Angelique Chrisafis, arts correspondent 

Northern poet wins largest literary prize

In a move that will get London writers shifting their garrets to Sunderland, the largest literary award in Britain yesterday went to a Durham poet, specifically for living in the north.
  
  

Anne Stevenson
Northern light: Anne Stevenson Photograph: Anne Lennox

In a move that will get London writers shifting their garrets to Sunderland, the largest literary award in Britain yesterday went to a Durham poet, specifically for living in the north.

Anne Stevenson, 69, won the first £60,000 Northern Rock Foundation Writer Award, set up by the Newcastle-based bank for writers resident in the north-east.
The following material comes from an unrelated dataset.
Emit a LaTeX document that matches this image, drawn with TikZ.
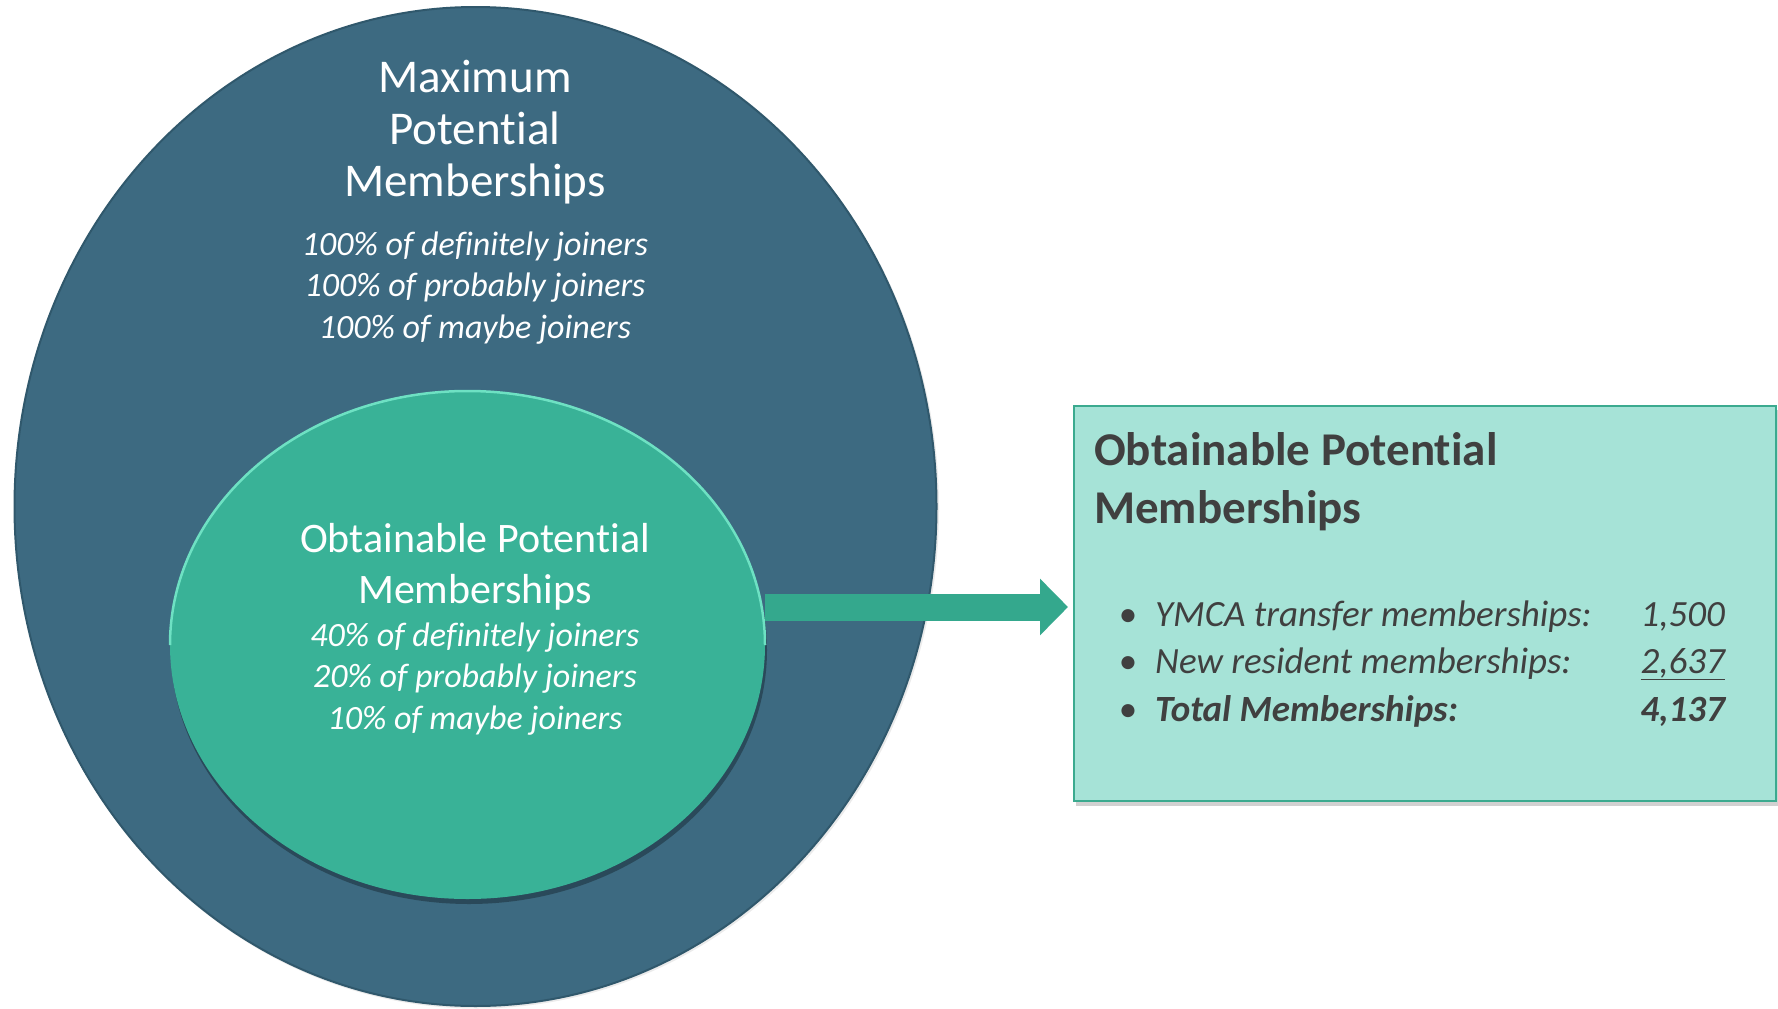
\documentclass[tikz,border=0pt]{standalone}
\usepackage{fontspec}
\setmainfont{Carlito}[Ligatures=NoCommon]
\usetikzlibrary{shapes.geometric,arrows.meta}
\definecolor{outerblue}{RGB}{61,106,129}
\definecolor{outerrim}{RGB}{48,88,108}
\definecolor{innergreen}{RGB}{57,178,151}
\definecolor{innerlight}{RGB}{110,225,195}
\definecolor{arrowgreen}{RGB}{52,168,141}
\definecolor{boxfill}{RGB}{166,227,215}
\definecolor{boxborder}{RGB}{59,170,143}
\definecolor{textgray}{RGB}{64,64,64}
\tikzset{
  blob/.style={ellipse, inner sep=0pt, outer sep=0pt},
  bigtitle/.style={text=white, align=center, font=\fontsize{47}{52}\selectfont},
  midtitle/.style={text=white, align=center, font=\fontsize{42}{51}\selectfont},
  pctlines/.style={text=white, align=center, font=\fontsize{34}{41.5}\selectfont\itshape},
  boxtitle/.style={text=textgray, align=left, font=\fontsize{47}{58}\selectfont\bfseries, anchor=base west, inner sep=0pt},
  itemtext/.style={text=textgray, font=\fontsize{37}{47}\selectfont\itshape, anchor=base west, inner sep=0pt},
  itemnum/.style={text=textgray, font=\fontsize{37}{47}\selectfont\itshape, anchor=base east, inner sep=0pt},
  bulletmark/.style={text=textgray, font=\fontsize{37}{47}\selectfont, anchor=base, inner sep=0pt},
  blockarrow/.style={draw=arrowgreen, line width=27pt, -{Triangle[length=28pt,width=55pt]}}
}
\begin{document}
\begin{tikzpicture}[x=1pt,y=-1pt]
\useasboundingbox[fill=white] (0,0) rectangle (1778,1009);
% outer ellipse
\fill[black, opacity=0.08] (477,508.5) ellipse [x radius=462pt, y radius=500pt];
\node[blob, fill=outerblue, draw=outerrim, line width=2pt, minimum width=922pt, minimum height=999pt] (outer) at (475.5,506.5) {};
% inner ellipse
\fill[black, opacity=0.3] (469,650) ellipse [x radius=298pt, y radius=254pt];
\node[blob, fill=innergreen, minimum width=595pt, minimum height=508pt] (inner) at (467.5,645) {};
\draw[innerlight, line width=2.5pt] (inner.west) arc[start angle=180, end angle=0, x radius=297.5pt, y radius=254pt];
% texts in ellipses (base = baseline of last line)
\node[bigtitle, anchor=base, inner sep=0pt] (maxtitle) at (475,196) {Maximum\\Potential\\Memberships};
\node[pctlines, anchor=base, inner sep=0pt] (maxpct) at (475,338) {100\% of definitely joiners\\100\% of probably joiners\\100\% of maybe joiners};
\node[midtitle, anchor=base, inner sep=0pt] (obttitle) at (475,603) {Obtainable Potential\\Memberships};
\node[pctlines, anchor=base, inner sep=0pt] (obtpct) at (475,729) {40\% of definitely joiners\\20\% of probably joiners\\10\% of maybe joiners};
% box
\fill[black, opacity=0.18] (1076,410) rectangle (1778,806);
\node[rectangle, fill=boxfill, draw=boxborder, line width=2pt, minimum width=702pt, minimum height=395pt, inner sep=0pt] (box) at (1425,603.5) {};
\node[boxtitle] (boxhead) at (1094,523) {Obtainable Potential\\Memberships};
\node[bulletmark] (b1) at (1128,626) {•};
\node[bulletmark] (b2) at (1128,673.5) {•};
\node[bulletmark] (b3) at (1128,721) {•};
\node[itemtext] (t1) at (1155,626) {YMCA transfer memberships:};
\node[itemtext] (t2) at (1155,673.5) {New resident memberships:};
\node[itemtext, font=\fontsize{37}{47}\selectfont\bfseries\itshape] (t3) at (1155,721) {Total Memberships:};
\node[itemnum] (n1) at (1725,626) {1,500};
\node[itemnum] (n2) at (1725,673.5) {\underline{2,637}};
\node[itemnum, font=\fontsize{37}{47}\selectfont\bfseries\itshape] (n3) at (1725,721) {4,137};
% arrow
\coordinate (a0) at ([yshift=38pt]inner.east);
\draw[blockarrow, shorten >=5pt] (a0) -- (a0 -| box.west);
\end{tikzpicture}
\end{document}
At three times the worth of the Booker prize, and outstripping the combined £50,000 Whitbread awards, it is the UK's biggest literary award for an individual writer.

Stevenson has published 15 volumes of poetry since 1965, with her verse described as heart-breakingly terse and "objective". A contemporary of Sylvia Plath, she published a biography of the American poet, Bitter Fame in 1989.

Stevenson grew up in the US and lived in Ireland, Scotland and the south of England before moving to Durham in 1988. She has been a Northern Arts literary fellow since the 1980s.

The poet, who will receive yearly instalments of £20,000, said: "This award comes as a confirmation or affirmation of my writing at a time when I was telling myself that I should perhaps retire from poetry."

Stevenson said the award was a tribute to the large arts scene in the north-east, which includes Booker prize-winning novelist Pat Barker, the poet and critic Sean O'Brien - twice winner of the Forward poetry prize - and the children's laureate, Anne Fine.

Stevenson said: "Only unobservant and benighted southerners who have never troubled themselves to look north of the Trent imagine that London is and will always be the only city of culture in the United Kingdom."